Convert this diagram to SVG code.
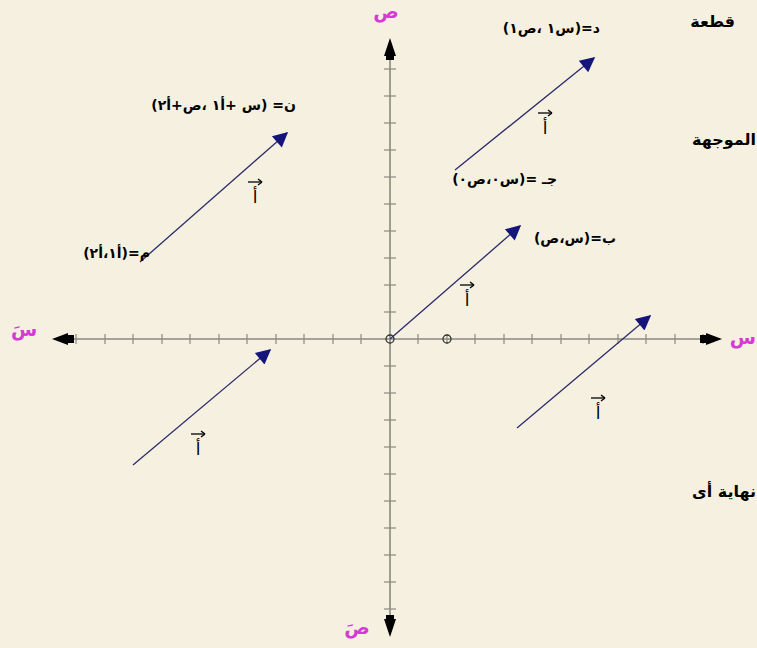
<svg xmlns="http://www.w3.org/2000/svg" width="757" height="648" viewBox="0 0 757 648">
<defs>
<style>
.ax{stroke:#8a8a80;stroke-width:1.6;fill:none}
.tk{stroke:#8a8a80;stroke-width:1.2}
.vec{stroke:#2b2b6b;stroke-width:1.3;fill:none}
.lbl{font-family:"DejaVu Sans","Noto Sans",sans-serif;font-size:14px;font-weight:bold;fill:#000}
.va{font-family:"DejaVu Sans","Noto Sans",sans-serif;font-size:17px;fill:#000}
.bar{stroke:#000;stroke-width:1.3;fill:none}
.big{font-family:"DejaVu Sans","Noto Sans",sans-serif;font-size:16px;font-weight:bold;fill:#000}
.pk{font-family:"DejaVu Sans","Noto Sans",sans-serif;font-size:19px;fill:#d63ad6;font-weight:bold}
</style>
<marker id="ah" viewBox="0 0 10 10" refX="9" refY="5" markerWidth="18" markerHeight="15" markerUnits="userSpaceOnUse" orient="auto">
<path d="M0,0 L10,5 L0,10 Z" fill="#14147a"/>
</marker>
</defs>
<rect width="757" height="648" fill="#f6f0e1"/>
<g id="axes">
<line class="ax" x1="60" y1="339" x2="715" y2="339"/>
<line class="ax" x1="390" y1="45" x2="390" y2="630"/>
<g class="tk">
<line x1="76" y1="334" x2="76" y2="344"/><line x1="105" y1="334" x2="105" y2="344"/><line x1="133" y1="334" x2="133" y2="344"/><line x1="162" y1="334" x2="162" y2="344"/><line x1="190" y1="334" x2="190" y2="344"/><line x1="219" y1="334" x2="219" y2="344"/><line x1="247" y1="334" x2="247" y2="344"/><line x1="276" y1="334" x2="276" y2="344"/><line x1="304" y1="334" x2="304" y2="344"/><line x1="333" y1="334" x2="333" y2="344"/><line x1="361" y1="334" x2="361" y2="344"/>
<line x1="418" y1="334" x2="418" y2="344"/><line x1="447" y1="334" x2="447" y2="344"/><line x1="475" y1="334" x2="475" y2="344"/><line x1="504" y1="334" x2="504" y2="344"/><line x1="532" y1="334" x2="532" y2="344"/><line x1="561" y1="334" x2="561" y2="344"/><line x1="589" y1="334" x2="589" y2="344"/><line x1="618" y1="334" x2="618" y2="344"/><line x1="646" y1="334" x2="646" y2="344"/><line x1="675" y1="334" x2="675" y2="344"/><line x1="703" y1="334" x2="703" y2="344"/>
<line x1="384" y1="312" x2="396" y2="312"/><line x1="384" y1="285" x2="396" y2="285"/><line x1="384" y1="258" x2="396" y2="258"/><line x1="384" y1="231" x2="396" y2="231"/><line x1="384" y1="204" x2="396" y2="204"/><line x1="384" y1="177" x2="396" y2="177"/><line x1="384" y1="150" x2="396" y2="150"/><line x1="384" y1="123" x2="396" y2="123"/><line x1="384" y1="96" x2="396" y2="96"/><line x1="384" y1="69" x2="396" y2="69"/>
<line x1="384" y1="366" x2="396" y2="366"/><line x1="384" y1="393" x2="396" y2="393"/><line x1="384" y1="420" x2="396" y2="420"/><line x1="384" y1="447" x2="396" y2="447"/><line x1="384" y1="474" x2="396" y2="474"/><line x1="384" y1="501" x2="396" y2="501"/><line x1="384" y1="528" x2="396" y2="528"/><line x1="384" y1="555" x2="396" y2="555"/><line x1="384" y1="582" x2="396" y2="582"/><line x1="384" y1="609" x2="396" y2="609"/>
</g>
<path d="M52,339 L68,333 L68,345 Z M68,335 L74,335 L74,343 L68,343 Z" fill="#000"/>
<path d="M722,339 L706,333 L706,345 Z M700,335 L706,335 L706,343 L700,343 Z" fill="#000"/>
<path d="M390,38 L384,56 L396,56 Z M386,56 L394,56 L394,60 L386,60 Z" fill="#000"/>
<path d="M390,637 L384,619 L396,619 Z M386,619 L394,619 L394,615 L386,615 Z" fill="#000"/>
<circle cx="390" cy="339" r="4" fill="none" stroke="#333" stroke-width="1.3"/>
<circle cx="447" cy="339" r="4" fill="none" stroke="#333" stroke-width="1.3"/>
</g>
<g id="connectors">
<line class="vec" x1="140" y1="262" x2="287" y2="133" marker-end="url(#ah)"/>
<line class="vec" x1="455" y1="170" x2="594" y2="58" marker-end="url(#ah)"/>
<line class="vec" x1="390" y1="339" x2="520" y2="226" marker-end="url(#ah)"/>
<line class="vec" x1="517" y1="428" x2="650" y2="316" marker-end="url(#ah)"/>
<line class="vec" x1="133" y1="465" x2="270" y2="350" marker-end="url(#ah)"/>
</g>
<g id="vector-labels">
<g><line class="bar" x1="248" y1="182" x2="262" y2="182"/><path d="M262,182 L258,179 M262,182 L258,185" class="bar"/><text class="va" x="255" y="203" text-anchor="middle">أ</text></g>
<g><line class="bar" x1="538" y1="113" x2="552" y2="113"/><path d="M552,113 L548,110 M552,113 L548,116" class="bar"/><text class="va" x="545" y="134" text-anchor="middle">أ</text></g>
<g><line class="bar" x1="460" y1="285" x2="474" y2="285"/><path d="M474,285 L470,282 M474,285 L470,288" class="bar"/><text class="va" x="467" y="306" text-anchor="middle">أ</text></g>
<g><line class="bar" x1="591" y1="398" x2="605" y2="398"/><path d="M605,398 L601,395 M605,398 L601,401" class="bar"/><text class="va" x="598" y="419" text-anchor="middle">أ</text></g>
<g><line class="bar" x1="191" y1="434" x2="205" y2="434"/><path d="M205,434 L201,431 M205,434 L201,437" class="bar"/><text class="va" x="198" y="455" text-anchor="middle">أ</text></g>
</g>
<g id="node-m"><text class="lbl" x="150" y="258" text-anchor="end">&#x202B;م=(أ١،أ٢)&#x202C;</text></g>
<g id="node-n"><text class="lbl" x="296" y="110" text-anchor="end">&#x202B;ن= (س +أ١ ،ص+أ٢)&#x202C;</text></g>
<g id="node-d"><text class="lbl" x="600" y="33" text-anchor="end">&#x202B;د=(س١ ،ص١)&#x202C;</text></g>
<g id="node-j"><text class="lbl" x="557" y="184" text-anchor="end">&#x202B;جـ =(س٠،ص٠)&#x202C;</text></g>
<g id="node-b"><text class="lbl" x="616" y="243" text-anchor="end">&#x202B;ب=(س،ص)&#x202C;</text></g>
<g id="axis-labels">
<text class="pk" x="386" y="18" text-anchor="middle">ص</text>
<text class="pk" x="24" y="336" text-anchor="middle">سَ</text>
<text class="pk" x="756" y="344" text-anchor="end">س</text>
<text class="pk" x="357" y="634" text-anchor="middle">صَ</text>
</g>
<g id="side-text">
<text class="big" x="735" y="27" text-anchor="end">&#x202B;قطعة&#x202C;</text>
<text class="big" x="756" y="145" text-anchor="end">&#x202B;الموجهة&#x202C;</text>
<text class="big" x="756" y="497" text-anchor="end">&#x202B;نهاية أى&#x202C;</text>
</g>
</svg>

The exercise: Output an exact copy of the material, with the pictures removed.

Final result:
Convert this diagram to SVG code.
<svg xmlns="http://www.w3.org/2000/svg" width="757" height="648" viewBox="0 0 757 648">
<defs>
<style>
.ax{stroke:#8a8a80;stroke-width:1.6;fill:none}
.tk{stroke:#8a8a80;stroke-width:1.2}
.vec{stroke:#2b2b6b;stroke-width:1.3;fill:none}
.lbl{font-family:"DejaVu Sans","Noto Sans",sans-serif;font-size:14px;font-weight:bold;fill:#000}
.va{font-family:"DejaVu Sans","Noto Sans",sans-serif;font-size:17px;fill:#000}
.bar{stroke:#000;stroke-width:1.3;fill:none}
.big{font-family:"DejaVu Sans","Noto Sans",sans-serif;font-size:16px;font-weight:bold;fill:#000}
.pk{font-family:"DejaVu Sans","Noto Sans",sans-serif;font-size:19px;fill:#d63ad6;font-weight:bold}
</style>
<marker id="ah" viewBox="0 0 10 10" refX="9" refY="5" markerWidth="18" markerHeight="15" markerUnits="userSpaceOnUse" orient="auto">
<path d="M0,0 L10,5 L0,10 Z" fill="#14147a"/>
</marker>
</defs>
<rect width="757" height="648" fill="#f6f0e1"/>
<g id="axes">
<line class="ax" x1="60" y1="339" x2="715" y2="339"/>
<line class="ax" x1="390" y1="45" x2="390" y2="630"/>
<g class="tk">
<line x1="76" y1="334" x2="76" y2="344"/><line x1="105" y1="334" x2="105" y2="344"/><line x1="133" y1="334" x2="133" y2="344"/><line x1="162" y1="334" x2="162" y2="344"/><line x1="190" y1="334" x2="190" y2="344"/><line x1="219" y1="334" x2="219" y2="344"/><line x1="247" y1="334" x2="247" y2="344"/><line x1="276" y1="334" x2="276" y2="344"/><line x1="304" y1="334" x2="304" y2="344"/><line x1="333" y1="334" x2="333" y2="344"/><line x1="361" y1="334" x2="361" y2="344"/>
<line x1="418" y1="334" x2="418" y2="344"/><line x1="447" y1="334" x2="447" y2="344"/><line x1="475" y1="334" x2="475" y2="344"/><line x1="504" y1="334" x2="504" y2="344"/><line x1="532" y1="334" x2="532" y2="344"/><line x1="561" y1="334" x2="561" y2="344"/><line x1="589" y1="334" x2="589" y2="344"/><line x1="618" y1="334" x2="618" y2="344"/><line x1="646" y1="334" x2="646" y2="344"/><line x1="675" y1="334" x2="675" y2="344"/><line x1="703" y1="334" x2="703" y2="344"/>
<line x1="384" y1="312" x2="396" y2="312"/><line x1="384" y1="285" x2="396" y2="285"/><line x1="384" y1="258" x2="396" y2="258"/><line x1="384" y1="231" x2="396" y2="231"/><line x1="384" y1="204" x2="396" y2="204"/><line x1="384" y1="177" x2="396" y2="177"/><line x1="384" y1="150" x2="396" y2="150"/><line x1="384" y1="123" x2="396" y2="123"/><line x1="384" y1="96" x2="396" y2="96"/><line x1="384" y1="69" x2="396" y2="69"/>
<line x1="384" y1="366" x2="396" y2="366"/><line x1="384" y1="393" x2="396" y2="393"/><line x1="384" y1="420" x2="396" y2="420"/><line x1="384" y1="447" x2="396" y2="447"/><line x1="384" y1="474" x2="396" y2="474"/><line x1="384" y1="501" x2="396" y2="501"/><line x1="384" y1="528" x2="396" y2="528"/><line x1="384" y1="555" x2="396" y2="555"/><line x1="384" y1="582" x2="396" y2="582"/><line x1="384" y1="609" x2="396" y2="609"/>
</g>
<path d="M52,339 L68,333 L68,345 Z M68,335 L74,335 L74,343 L68,343 Z" fill="#000"/>
<path d="M722,339 L706,333 L706,345 Z M700,335 L706,335 L706,343 L700,343 Z" fill="#000"/>
<path d="M390,38 L384,56 L396,56 Z M386,56 L394,56 L394,60 L386,60 Z" fill="#000"/>
<path d="M390,637 L384,619 L396,619 Z M386,619 L394,619 L394,615 L386,615 Z" fill="#000"/>
<circle cx="390" cy="339" r="4" fill="none" stroke="#333" stroke-width="1.3"/>
<circle cx="447" cy="339" r="4" fill="none" stroke="#333" stroke-width="1.3"/>
</g>
<g id="connectors">
<line class="vec" x1="140" y1="262" x2="287" y2="133" marker-end="url(#ah)"/>
<line class="vec" x1="455" y1="170" x2="594" y2="58" marker-end="url(#ah)"/>
<line class="vec" x1="390" y1="339" x2="520" y2="226" marker-end="url(#ah)"/>
<line class="vec" x1="517" y1="428" x2="650" y2="316" marker-end="url(#ah)"/>
<line class="vec" x1="133" y1="465" x2="270" y2="350" marker-end="url(#ah)"/>
</g>
<g id="vector-labels">
<g><line class="bar" x1="248" y1="182" x2="262" y2="182"/><path d="M262,182 L258,179 M262,182 L258,185" class="bar"/><text class="va" x="255" y="203" text-anchor="middle">أ</text></g>
<g><line class="bar" x1="538" y1="113" x2="552" y2="113"/><path d="M552,113 L548,110 M552,113 L548,116" class="bar"/><text class="va" x="545" y="134" text-anchor="middle">أ</text></g>
<g><line class="bar" x1="460" y1="285" x2="474" y2="285"/><path d="M474,285 L470,282 M474,285 L470,288" class="bar"/><text class="va" x="467" y="306" text-anchor="middle">أ</text></g>
<g><line class="bar" x1="591" y1="398" x2="605" y2="398"/><path d="M605,398 L601,395 M605,398 L601,401" class="bar"/><text class="va" x="598" y="419" text-anchor="middle">أ</text></g>
<g><line class="bar" x1="191" y1="434" x2="205" y2="434"/><path d="M205,434 L201,431 M205,434 L201,437" class="bar"/><text class="va" x="198" y="455" text-anchor="middle">أ</text></g>
</g>
<g id="node-m"><text class="lbl" x="150" y="258" text-anchor="end">&#x202B;م=(أ١،أ٢)&#x202C;</text></g>
<g id="node-n"><text class="lbl" x="296" y="110" text-anchor="end">&#x202B;ن= (س +أ١ ،ص+أ٢)&#x202C;</text></g>
<g id="node-d"><text class="lbl" x="600" y="33" text-anchor="end">&#x202B;د=(س١ ،ص١)&#x202C;</text></g>
<g id="node-j"><text class="lbl" x="557" y="184" text-anchor="end">&#x202B;جـ =(س٠،ص٠)&#x202C;</text></g>
<g id="node-b"><text class="lbl" x="616" y="243" text-anchor="end">&#x202B;ب=(س،ص)&#x202C;</text></g>
<g id="axis-labels">
<text class="pk" x="386" y="18" text-anchor="middle">ص</text>
<text class="pk" x="24" y="336" text-anchor="middle">سَ</text>
<text class="pk" x="756" y="344" text-anchor="end">س</text>
<text class="pk" x="357" y="634" text-anchor="middle">صَ</text>
</g>
<g id="side-text">
<text class="big" x="735" y="27" text-anchor="end">&#x202B;قطعة&#x202C;</text>
<text class="big" x="756" y="145" text-anchor="end">&#x202B;الموجهة&#x202C;</text>
<text class="big" x="756" y="497" text-anchor="end">&#x202B;نهاية أى&#x202C;</text>
</g>
</svg>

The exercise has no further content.